- **Task prompt**:
Begin with the first line and repeat exactly through the line containing "paroxetine_ph74_sd = [0.30, 0.28, 0.05]"; leave every image out.

- **Data section**:
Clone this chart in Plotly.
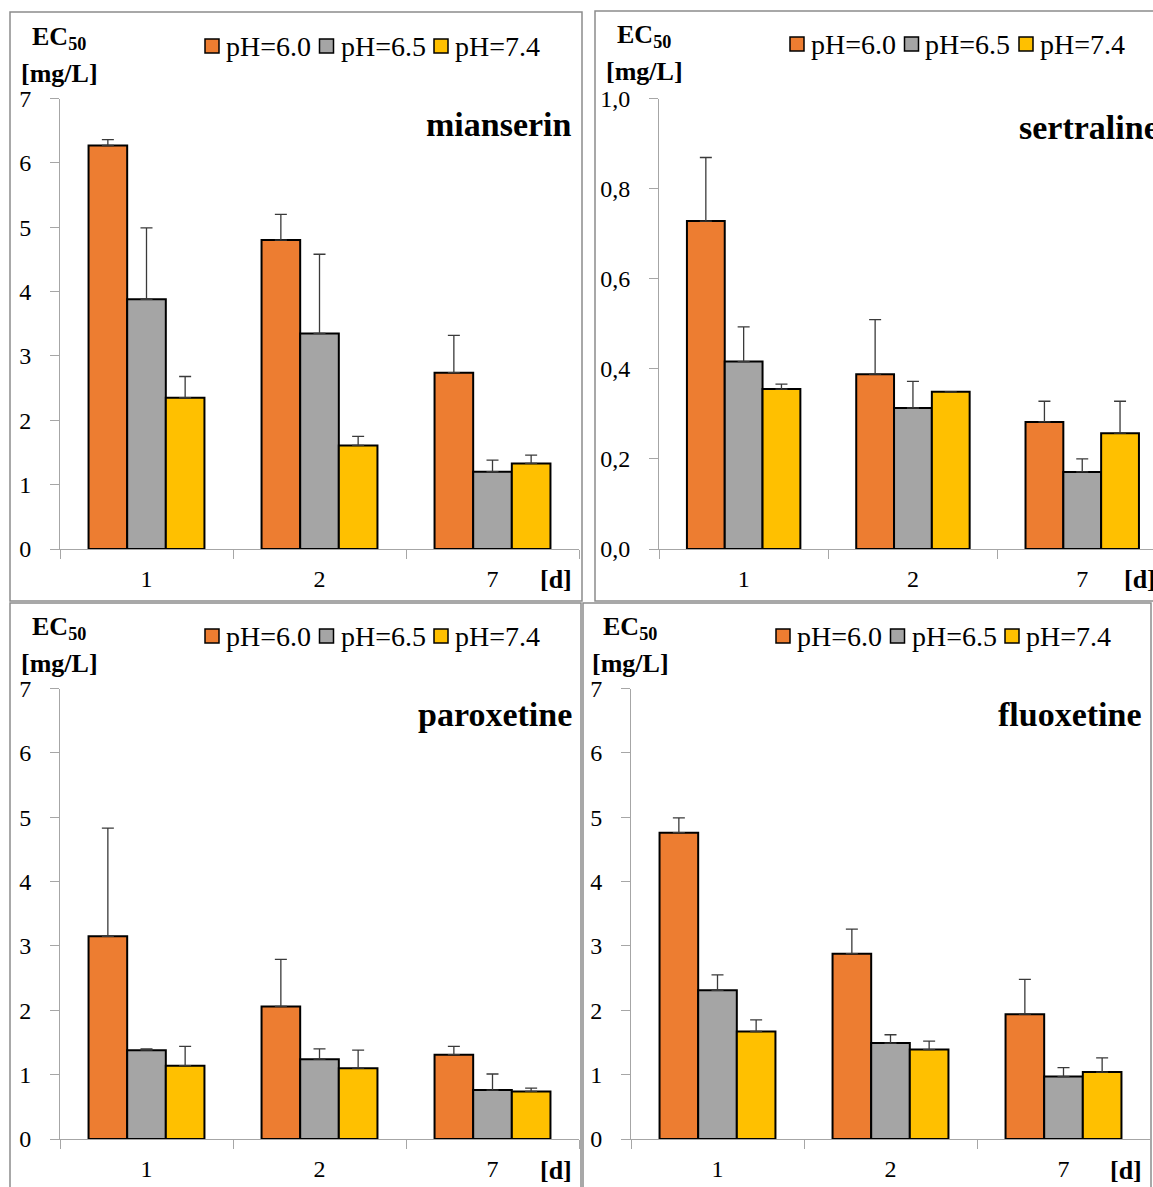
import plotly.graph_objects as go

# ---------------- data ----------------
days = ["1", "2", "7"]
ph_names = ["pH=6.0", "pH=6.5", "pH=7.4"]

mianserin_ph60 = [6.27, 4.80, 2.74]
mianserin_ph60_sd = [0.09, 0.40, 0.58]
mianserin_ph65 = [3.88, 3.35, 1.20]
mianserin_ph65_sd = [1.11, 1.23, 0.18]
mianserin_ph74 = [2.35, 1.61, 1.33]
mianserin_ph74_sd = [0.33, 0.14, 0.13]

sertraline_ph60 = [0.728, 0.388, 0.282]
sertraline_ph60_sd = [0.141, 0.121, 0.046]
sertraline_ph65 = [0.416, 0.313, 0.171]
sertraline_ph65_sd = [0.077, 0.059, 0.029]
sertraline_ph74 = [0.355, 0.349, 0.257]
sertraline_ph74_sd = [0.011, 0.0, 0.071]

paroxetine_ph60 = [3.15, 2.06, 1.31]
paroxetine_ph60_sd = [1.68, 0.73, 0.13]
paroxetine_ph65 = [1.38, 1.24, 0.76]
paroxetine_ph65_sd = [0.02, 0.16, 0.25]
paroxetine_ph74 = [1.14, 1.10, 0.74]
paroxetine_ph74_sd = [0.30, 0.28, 0.05]

fluoxetine_ph60 = [4.76, 2.88, 1.94]
fluoxetine_ph60_sd = [0.23, 0.38, 0.54]
fluoxetine_ph65 = [2.31, 1.49, 0.97]
fluoxetine_ph65_sd = [0.24, 0.13, 0.14]
fluoxetine_ph74 = [1.67, 1.39, 1.04]
fluoxetine_ph74_sd = [0.18, 0.13, 0.22]

int_ticks = [0, 1, 2, 3, 4, 5, 6, 7]
int_ticktext = ["0", "1", "2", "3", "4", "5", "6", "7"]
dec_ticks = [0.0, 0.2, 0.4, 0.6, 0.8, 1.0]
dec_ticktext = ["0,0", "0,2", "0,4", "0,6", "0,8", "1,0"]

colors = ["#ED7D31", "#A5A5A5", "#FFC000"]

# ---------------- geometry helpers ----------------
W, H = 1153, 1187
FONT = "Liberation Serif"


def fx(px):
    return px / W


def fy(py):
    return 1 - py / H


panels = [
    dict(title="mianserin", means=[mianserin_ph60, mianserin_ph65, mianserin_ph74],
         sds=[mianserin_ph60_sd, mianserin_ph65_sd, mianserin_ph74_sd],
         x0=60, x1=579, xr=[-0.5, 2.5], ytop=98.5, ybot=549, yr=[0, 7],
         tv=int_ticks, tt=int_ticktext,
         title_x=574, title_y=124, title_anchor="right",
         leg_x=205, leg_y=46, ec_x=59, ec_y=38, mg_y=73, d_x=556, d_y=580,
         box=(10, 582, 12, 601)),
    dict(title="sertraline", means=[sertraline_ph60, sertraline_ph65, sertraline_ph74],
         sds=[sertraline_ph60_sd, sertraline_ph65_sd, sertraline_ph74_sd],
         x0=659, x1=1153, xr=[-0.5, 2.418], ytop=98.5, ybot=549, yr=[0, 1.0],
         tv=dec_ticks, tt=dec_ticktext,
         title_x=1017, title_y=127, title_anchor="left",
         leg_x=790, leg_y=44, ec_x=644, ec_y=36, mg_y=71, d_x=1140, d_y=580,
         box=(595, 1170, 11, 601)),
    dict(title="paroxetine", means=[paroxetine_ph60, paroxetine_ph65, paroxetine_ph74],
         sds=[paroxetine_ph60_sd, paroxetine_ph65_sd, paroxetine_ph74_sd],
         x0=60, x1=579, xr=[-0.5, 2.5], ytop=688.5, ybot=1139, yr=[0, 7],
         tv=int_ticks, tt=int_ticktext,
         title_x=574, title_y=714, title_anchor="right",
         leg_x=205, leg_y=636, ec_x=59, ec_y=628, mg_y=663, d_x=556, d_y=1170,
         box=(10, 581, 603, 1200)),
    dict(title="fluoxetine", means=[fluoxetine_ph60, fluoxetine_ph65, fluoxetine_ph74],
         sds=[fluoxetine_ph60_sd, fluoxetine_ph65_sd, fluoxetine_ph74_sd],
         x0=631, x1=1150, xr=[-0.5, 2.5], ytop=688.5, ybot=1139, yr=[0, 7],
         tv=int_ticks, tt=int_ticktext,
         title_x=1144, title_y=714, title_anchor="right",
         leg_x=776, leg_y=636, ec_x=630, ec_y=628, mg_y=663, d_x=1126, d_y=1170,
         box=(583, 1151, 603, 1200)),
]

LEG_STEP = 114.5   # px between legend entries
LEG_BOX = 14       # legend swatch size, px
LEG_TEXT_DX = 19   # swatch left edge -> text start, px

fig = go.Figure()
layout = dict(
    width=W, height=H, margin=dict(l=0, r=0, t=0, b=0, autoexpand=False),
    paper_bgcolor="white", plot_bgcolor="white",
    barmode="group", bargap=0.33, bargroupgap=0.0,
    font=dict(family=FONT, color="black"), showlegend=False,
)
annotations = []
shapes = []

for i, p in enumerate(panels):
    n = "" if i == 0 else str(i + 1)
    xa, ya = "x" + n, "y" + n
    for k in range(3):
        fig.add_trace(go.Bar(
            x=days, y=p["means"][k], name=ph_names[k],
            marker=dict(color=colors[k], line=dict(color="black", width=2)),
            error_y=dict(type="data", symmetric=False, array=p["sds"][k],
                         arrayminus=[0, 0, 0], color="#3a3a3a", thickness=1.3, width=6),
            xaxis=xa, yaxis=ya, showlegend=False,
        ))
        # legend entry (swatch + label)
        lx = p["leg_x"] + k * LEG_STEP
        ly = p["leg_y"]
        shapes.append(dict(type="rect", xref="paper", yref="paper",
                           x0=fx(lx), x1=fx(lx + LEG_BOX),
                           y0=fy(ly + LEG_BOX / 2), y1=fy(ly - LEG_BOX / 2),
                           fillcolor=colors[k], line=dict(color="black", width=1.5)))
        annotations.append(dict(
            text=ph_names[k], xref="paper", yref="paper",
            x=fx(lx + LEG_TEXT_DX), y=fy(ly), xanchor="left", yanchor="middle",
            showarrow=False, font=dict(family=FONT, size=28, color="black"),
        ))
    layout["xaxis" + n] = dict(
        domain=[fx(p["x0"]), fx(p["x1"])], anchor=ya, type="category",
        range=p["xr"], showline=True, linecolor="#A6A6A6", linewidth=1,
        ticks="outside", ticklen=9, tickcolor="#A6A6A6", tickson="boundaries",
        tickfont=dict(family=FONT, size=24, color="black"), showgrid=False,
        ticklabelstandoff=8, fixedrange=True, automargin=False,
    )
    layout["yaxis" + n] = dict(
        domain=[fy(p["ybot"]), fy(p["ytop"])], anchor=xa, range=p["yr"],
        tickvals=p["tv"], ticktext=p["tt"], showline=True, linecolor="#A6A6A6",
        linewidth=1, ticks="outside", ticklen=9, tickcolor="#A6A6A6",
        tickfont=dict(family=FONT, size=24, color="black"), showgrid=False,
        zeroline=False, ticklabelstandoff=14, fixedrange=True, automargin=False,
    )
    annotations.append(dict(
        text="<b>" + p["title"] + "</b>", xref="paper", yref="paper",
        x=fx(p["title_x"]), y=fy(p["title_y"]), xanchor=p["title_anchor"],
        yanchor="middle", showarrow=False, font=dict(family=FONT, size=34, color="black"),
    ))
    annotations.append(dict(
        text="<b>EC<sub>50</sub></b>", xref="paper", yref="paper",
        x=fx(p["ec_x"]), y=fy(p["ec_y"]), xanchor="center", yanchor="middle",
        showarrow=False, font=dict(family=FONT, size=26, color="black"),
    ))
    annotations.append(dict(
        text="<b>[mg/L]</b>", xref="paper", yref="paper",
        x=fx(p["ec_x"]), y=fy(p["mg_y"]), xanchor="center", yanchor="middle",
        showarrow=False, font=dict(family=FONT, size=26, color="black"),
    ))
    annotations.append(dict(
        text="<b>[d]</b>", xref="paper", yref="paper",
        x=fx(p["d_x"]), y=fy(p["d_y"]), xanchor="center", yanchor="middle",
        showarrow=False, font=dict(family=FONT, size=26, color="black"),
    ))
    bx0, bx1, by0, by1 = p["box"]
    shapes.append(dict(type="rect", xref="paper", yref="paper",
                       x0=fx(bx0), x1=fx(bx1), y0=fy(by1), y1=fy(by0),
                       line=dict(color="#8C8C8C", width=1.5), fillcolor="rgba(0,0,0,0)",
                       layer="below"))

layout["annotations"] = annotations
layout["shapes"] = shapes
fig.update_layout(**layout)

fig.write_html("out.html", config={"displayModeBar": False},
               post_script="document.body.style.margin='0';document.body.style.overflow='hidden';")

- **Task answer**:
Clone this chart in Plotly.
import plotly.graph_objects as go

# ---------------- data ----------------
days = ["1", "2", "7"]
ph_names = ["pH=6.0", "pH=6.5", "pH=7.4"]

mianserin_ph60 = [6.27, 4.80, 2.74]
mianserin_ph60_sd = [0.09, 0.40, 0.58]
mianserin_ph65 = [3.88, 3.35, 1.20]
mianserin_ph65_sd = [1.11, 1.23, 0.18]
mianserin_ph74 = [2.35, 1.61, 1.33]
mianserin_ph74_sd = [0.33, 0.14, 0.13]

sertraline_ph60 = [0.728, 0.388, 0.282]
sertraline_ph60_sd = [0.141, 0.121, 0.046]
sertraline_ph65 = [0.416, 0.313, 0.171]
sertraline_ph65_sd = [0.077, 0.059, 0.029]
sertraline_ph74 = [0.355, 0.349, 0.257]
sertraline_ph74_sd = [0.011, 0.0, 0.071]

paroxetine_ph60 = [3.15, 2.06, 1.31]
paroxetine_ph60_sd = [1.68, 0.73, 0.13]
paroxetine_ph65 = [1.38, 1.24, 0.76]
paroxetine_ph65_sd = [0.02, 0.16, 0.25]
paroxetine_ph74 = [1.14, 1.10, 0.74]
paroxetine_ph74_sd = [0.30, 0.28, 0.05]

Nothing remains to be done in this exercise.